WRITTEN REQUEST: Print the full listing exactly.

AVAILABLE DATA:
•••

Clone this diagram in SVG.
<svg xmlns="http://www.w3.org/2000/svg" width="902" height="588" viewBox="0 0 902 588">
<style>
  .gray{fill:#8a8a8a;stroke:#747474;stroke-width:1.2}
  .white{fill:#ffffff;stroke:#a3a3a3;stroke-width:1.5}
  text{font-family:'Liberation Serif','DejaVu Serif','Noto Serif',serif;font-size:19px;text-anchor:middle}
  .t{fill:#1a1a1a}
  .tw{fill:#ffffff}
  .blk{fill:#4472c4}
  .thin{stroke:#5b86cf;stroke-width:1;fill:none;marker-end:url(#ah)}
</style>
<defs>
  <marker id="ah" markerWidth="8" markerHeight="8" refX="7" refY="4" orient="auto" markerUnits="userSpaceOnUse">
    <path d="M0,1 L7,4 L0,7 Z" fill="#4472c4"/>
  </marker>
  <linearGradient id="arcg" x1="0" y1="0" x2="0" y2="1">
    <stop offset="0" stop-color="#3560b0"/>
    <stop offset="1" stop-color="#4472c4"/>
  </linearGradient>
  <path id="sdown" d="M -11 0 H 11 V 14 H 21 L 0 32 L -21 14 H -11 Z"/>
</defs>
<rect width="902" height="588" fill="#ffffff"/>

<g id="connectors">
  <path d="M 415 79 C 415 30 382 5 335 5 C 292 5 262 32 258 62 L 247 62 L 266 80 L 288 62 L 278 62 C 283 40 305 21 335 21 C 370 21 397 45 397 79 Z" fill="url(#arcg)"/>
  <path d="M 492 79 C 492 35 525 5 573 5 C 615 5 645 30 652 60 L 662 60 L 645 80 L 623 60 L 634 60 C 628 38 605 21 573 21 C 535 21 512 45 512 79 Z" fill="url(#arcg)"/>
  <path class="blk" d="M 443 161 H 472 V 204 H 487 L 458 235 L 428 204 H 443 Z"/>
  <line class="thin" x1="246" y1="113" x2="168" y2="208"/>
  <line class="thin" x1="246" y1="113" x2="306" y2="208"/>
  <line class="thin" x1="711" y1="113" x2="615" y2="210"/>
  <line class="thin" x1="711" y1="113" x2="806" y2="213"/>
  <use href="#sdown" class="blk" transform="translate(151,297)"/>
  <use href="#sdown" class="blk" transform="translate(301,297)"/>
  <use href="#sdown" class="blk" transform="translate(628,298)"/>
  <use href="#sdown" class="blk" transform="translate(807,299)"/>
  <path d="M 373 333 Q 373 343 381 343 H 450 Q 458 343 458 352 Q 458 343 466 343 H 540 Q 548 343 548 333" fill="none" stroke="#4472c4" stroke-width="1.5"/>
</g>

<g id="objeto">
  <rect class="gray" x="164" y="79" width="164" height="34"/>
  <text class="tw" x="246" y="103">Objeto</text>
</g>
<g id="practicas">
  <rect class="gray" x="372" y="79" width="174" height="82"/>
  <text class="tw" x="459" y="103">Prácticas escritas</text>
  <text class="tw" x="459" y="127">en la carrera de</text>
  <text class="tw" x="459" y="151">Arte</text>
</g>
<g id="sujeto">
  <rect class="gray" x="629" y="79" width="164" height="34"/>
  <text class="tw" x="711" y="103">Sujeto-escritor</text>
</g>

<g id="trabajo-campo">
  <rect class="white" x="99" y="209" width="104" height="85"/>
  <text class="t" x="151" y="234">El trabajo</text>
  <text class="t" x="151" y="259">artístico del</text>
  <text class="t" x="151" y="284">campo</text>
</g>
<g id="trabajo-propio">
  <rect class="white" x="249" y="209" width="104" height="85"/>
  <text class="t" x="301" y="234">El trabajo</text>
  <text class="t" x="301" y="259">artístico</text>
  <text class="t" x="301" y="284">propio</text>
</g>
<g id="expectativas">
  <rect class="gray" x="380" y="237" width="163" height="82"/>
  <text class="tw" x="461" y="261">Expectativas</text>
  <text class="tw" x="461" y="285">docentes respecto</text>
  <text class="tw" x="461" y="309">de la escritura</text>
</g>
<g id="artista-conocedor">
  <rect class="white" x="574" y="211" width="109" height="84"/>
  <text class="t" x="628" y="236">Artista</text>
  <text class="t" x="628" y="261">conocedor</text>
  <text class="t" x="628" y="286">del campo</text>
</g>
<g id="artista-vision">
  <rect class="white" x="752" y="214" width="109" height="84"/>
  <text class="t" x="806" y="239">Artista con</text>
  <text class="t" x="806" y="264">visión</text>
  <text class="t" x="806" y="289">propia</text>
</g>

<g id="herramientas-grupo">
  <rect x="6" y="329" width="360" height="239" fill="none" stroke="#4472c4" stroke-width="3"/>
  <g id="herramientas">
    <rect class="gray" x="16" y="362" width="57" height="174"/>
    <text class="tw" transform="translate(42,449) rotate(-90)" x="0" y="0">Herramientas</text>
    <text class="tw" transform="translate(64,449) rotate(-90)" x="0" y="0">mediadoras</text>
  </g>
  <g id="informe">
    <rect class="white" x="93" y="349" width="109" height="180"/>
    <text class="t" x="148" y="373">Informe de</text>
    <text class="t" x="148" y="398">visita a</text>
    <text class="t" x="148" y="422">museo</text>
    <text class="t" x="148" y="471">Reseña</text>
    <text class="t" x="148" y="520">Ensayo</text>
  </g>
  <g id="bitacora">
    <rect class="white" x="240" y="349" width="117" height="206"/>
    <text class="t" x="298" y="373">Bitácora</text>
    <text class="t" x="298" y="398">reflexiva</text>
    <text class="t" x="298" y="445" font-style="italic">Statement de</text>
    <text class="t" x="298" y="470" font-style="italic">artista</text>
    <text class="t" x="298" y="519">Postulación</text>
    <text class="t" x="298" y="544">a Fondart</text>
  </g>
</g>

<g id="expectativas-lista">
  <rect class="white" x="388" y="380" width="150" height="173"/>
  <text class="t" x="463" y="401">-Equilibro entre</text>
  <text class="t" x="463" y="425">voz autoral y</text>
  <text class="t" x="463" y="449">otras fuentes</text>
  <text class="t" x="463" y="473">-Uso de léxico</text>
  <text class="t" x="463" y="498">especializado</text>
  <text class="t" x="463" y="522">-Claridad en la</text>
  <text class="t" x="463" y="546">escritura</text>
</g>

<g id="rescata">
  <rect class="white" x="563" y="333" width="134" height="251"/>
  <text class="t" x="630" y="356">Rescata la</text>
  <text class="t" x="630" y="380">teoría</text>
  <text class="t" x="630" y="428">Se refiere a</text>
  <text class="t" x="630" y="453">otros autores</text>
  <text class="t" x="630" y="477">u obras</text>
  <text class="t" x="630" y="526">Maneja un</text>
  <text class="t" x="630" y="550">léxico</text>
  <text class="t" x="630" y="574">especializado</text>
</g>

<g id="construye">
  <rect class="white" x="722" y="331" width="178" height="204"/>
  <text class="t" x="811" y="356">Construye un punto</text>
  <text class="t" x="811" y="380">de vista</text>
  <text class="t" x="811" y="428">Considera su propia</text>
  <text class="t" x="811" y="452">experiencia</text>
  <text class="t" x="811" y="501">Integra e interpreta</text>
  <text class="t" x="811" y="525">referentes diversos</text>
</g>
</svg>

•••

ANSWER TO THIS TASK:
Clone this diagram in SVG.
<svg xmlns="http://www.w3.org/2000/svg" width="902" height="588" viewBox="0 0 902 588">
<style>
  .gray{fill:#8a8a8a;stroke:#747474;stroke-width:1.2}
  .white{fill:#ffffff;stroke:#a3a3a3;stroke-width:1.5}
  text{font-family:'Liberation Serif','DejaVu Serif','Noto Serif',serif;font-size:19px;text-anchor:middle}
  .t{fill:#1a1a1a}
  .tw{fill:#ffffff}
  .blk{fill:#4472c4}
  .thin{stroke:#5b86cf;stroke-width:1;fill:none;marker-end:url(#ah)}
</style>
<defs>
  <marker id="ah" markerWidth="8" markerHeight="8" refX="7" refY="4" orient="auto" markerUnits="userSpaceOnUse">
    <path d="M0,1 L7,4 L0,7 Z" fill="#4472c4"/>
  </marker>
  <linearGradient id="arcg" x1="0" y1="0" x2="0" y2="1">
    <stop offset="0" stop-color="#3560b0"/>
    <stop offset="1" stop-color="#4472c4"/>
  </linearGradient>
  <path id="sdown" d="M -11 0 H 11 V 14 H 21 L 0 32 L -21 14 H -11 Z"/>
</defs>
<rect width="902" height="588" fill="#ffffff"/>

<g id="connectors">
  <path d="M 415 79 C 415 30 382 5 335 5 C 292 5 262 32 258 62 L 247 62 L 266 80 L 288 62 L 278 62 C 283 40 305 21 335 21 C 370 21 397 45 397 79 Z" fill="url(#arcg)"/>
  <path d="M 492 79 C 492 35 525 5 573 5 C 615 5 645 30 652 60 L 662 60 L 645 80 L 623 60 L 634 60 C 628 38 605 21 573 21 C 535 21 512 45 512 79 Z" fill="url(#arcg)"/>
  <path class="blk" d="M 443 161 H 472 V 204 H 487 L 458 235 L 428 204 H 443 Z"/>
  <line class="thin" x1="246" y1="113" x2="168" y2="208"/>
  <line class="thin" x1="246" y1="113" x2="306" y2="208"/>
  <line class="thin" x1="711" y1="113" x2="615" y2="210"/>
  <line class="thin" x1="711" y1="113" x2="806" y2="213"/>
  <use href="#sdown" class="blk" transform="translate(151,297)"/>
  <use href="#sdown" class="blk" transform="translate(301,297)"/>
  <use href="#sdown" class="blk" transform="translate(628,298)"/>
  <use href="#sdown" class="blk" transform="translate(807,299)"/>
  <path d="M 373 333 Q 373 343 381 343 H 450 Q 458 343 458 352 Q 458 343 466 343 H 540 Q 548 343 548 333" fill="none" stroke="#4472c4" stroke-width="1.5"/>
</g>

<g id="objeto">
  <rect class="gray" x="164" y="79" width="164" height="34"/>
  <text class="tw" x="246" y="103">Objeto</text>
</g>
<g id="practicas">
  <rect class="gray" x="372" y="79" width="174" height="82"/>
  <text class="tw" x="459" y="103">Prácticas escritas</text>
  <text class="tw" x="459" y="127">en la carrera de</text>
  <text class="tw" x="459" y="151">Arte</text>
</g>
<g id="sujeto">
  <rect class="gray" x="629" y="79" width="164" height="34"/>
  <text class="tw" x="711" y="103">Sujeto-escritor</text>
</g>

<g id="trabajo-campo">
  <rect class="white" x="99" y="209" width="104" height="85"/>
  <text class="t" x="151" y="234">El trabajo</text>
  <text class="t" x="151" y="259">artístico del</text>
  <text class="t" x="151" y="284">campo</text>
</g>
<g id="trabajo-propio">
  <rect class="white" x="249" y="209" width="104" height="85"/>
  <text class="t" x="301" y="234">El trabajo</text>
  <text class="t" x="301" y="259">artístico</text>
  <text class="t" x="301" y="284">propio</text>
</g>
<g id="expectativas">
  <rect class="gray" x="380" y="237" width="163" height="82"/>
  <text class="tw" x="461" y="261">Expectativas</text>
  <text class="tw" x="461" y="285">docentes respecto</text>
  <text class="tw" x="461" y="309">de la escritura</text>
</g>
<g id="artista-conocedor">
  <rect class="white" x="574" y="211" width="109" height="84"/>
  <text class="t" x="628" y="236">Artista</text>
  <text class="t" x="628" y="261">conocedor</text>
  <text class="t" x="628" y="286">del campo</text>
</g>
<g id="artista-vision">
  <rect class="white" x="752" y="214" width="109" height="84"/>
  <text class="t" x="806" y="239">Artista con</text>
  <text class="t" x="806" y="264">visión</text>
  <text class="t" x="806" y="289">propia</text>
</g>

<g id="herramientas-grupo">
  <rect x="6" y="329" width="360" height="239" fill="none" stroke="#4472c4" stroke-width="3"/>
  <g id="herramientas">
    <rect class="gray" x="16" y="362" width="57" height="174"/>
    <text class="tw" transform="translate(42,449) rotate(-90)" x="0" y="0">Herramientas</text>
    <text class="tw" transform="translate(64,449) rotate(-90)" x="0" y="0">mediadoras</text>
  </g>
  <g id="informe">
    <rect class="white" x="93" y="349" width="109" height="180"/>
    <text class="t" x="148" y="373">Informe de</text>
    <text class="t" x="148" y="398">visita a</text>
    <text class="t" x="148" y="422">museo</text>
    <text class="t" x="148" y="471">Reseña</text>
    <text class="t" x="148" y="520">Ensayo</text>
  </g>
  <g id="bitacora">
    <rect class="white" x="240" y="349" width="117" height="206"/>
    <text class="t" x="298" y="373">Bitácora</text>
    <text class="t" x="298" y="398">reflexiva</text>
    <text class="t" x="298" y="445" font-style="italic">Statement de</text>
    <text class="t" x="298" y="470" font-style="italic">artista</text>
    <text class="t" x="298" y="519">Postulación</text>
    <text class="t" x="298" y="544">a Fondart</text>
  </g>
</g>

<g id="expectativas-lista">
  <rect class="white" x="388" y="380" width="150" height="173"/>
  <text class="t" x="463" y="401">-Equilibro entre</text>
  <text class="t" x="463" y="425">voz autoral y</text>
  <text class="t" x="463" y="449">otras fuentes</text>
  <text class="t" x="463" y="473">-Uso de léxico</text>
  <text class="t" x="463" y="498">especializado</text>
  <text class="t" x="463" y="522">-Claridad en la</text>
  <text class="t" x="463" y="546">escritura</text>
</g>

<g id="rescata">
  <rect class="white" x="563" y="333" width="134" height="251"/>
  <text class="t" x="630" y="356">Rescata la</text>
  <text class="t" x="630" y="380">teoría</text>
  <text class="t" x="630" y="428">Se refiere a</text>
  <text class="t" x="630" y="453">otros autores</text>
  <text class="t" x="630" y="477">u obras</text>
  <text class="t" x="630" y="526">Maneja un</text>
  <text class="t" x="630" y="550">léxico</text>
  <text class="t" x="630" y="574">especializado</text>
</g>

<g id="construye">
  <rect class="white" x="722" y="331" width="178" height="204"/>
  <text class="t" x="811" y="356">Construye un punto</text>
  <text class="t" x="811" y="380">de vista</text>
  <text class="t" x="811" y="428">Considera su propia</text>
  <text class="t" x="811" y="452">experiencia</text>
  <text class="t" x="811" y="501">Integra e interpreta</text>
  <text class="t" x="811" y="525">referentes diversos</text>
</g>
</svg>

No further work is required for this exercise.